Firstly, congrats to JCO for the idea of a blog to manage a conference (or probably a better description would be workshop?). For example, academic conferences use easychair.org to manage paper submissions and peer reviews; commercial ones have read-only web sites or possibly presenter-only sites.
Secondly, I was wondering what the goal / role of ORF was versus the main commercial conference, BRForum (which James T augmented with an EDM Conference) - more business-oriented, and case-studies. The RuleML conference alongside caters for the academic community. So that leaves ORF targeting technical end-users? If so, might be worth stating that in the blog title area (just in case anyone doesn't know!).
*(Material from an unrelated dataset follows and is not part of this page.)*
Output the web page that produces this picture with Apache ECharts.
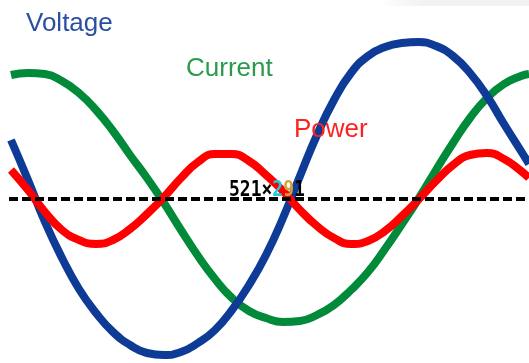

One example (IMHO) of a successful technical conference was the original BPMI Think Tank targeted at BPM practitioners, engine vendors, etc. One idea there, which I have seen since at other workshops, and seemed a pretty useful way to ensure audience participation, was the Round Table. Instead of panels with a mostly captive audience, you have topics set in different tables which have an expert moderator (SME as well as good moderator skills, ideally!), with the goal that everyone on the table contributes to the problem definition and solution statements. Examples could be "Web service attributes for decision services", "Stateful rule service uses", "CEP and EDA differences over EDM and SOA", "Standards use cases, or a waste of time?" ... whatever the audience is interested in / organisers want to push. Thie round table idea may or may not be useful for a technical conference - it depends on whether audience participation and contributions are desirable, and whether such discussions are useful.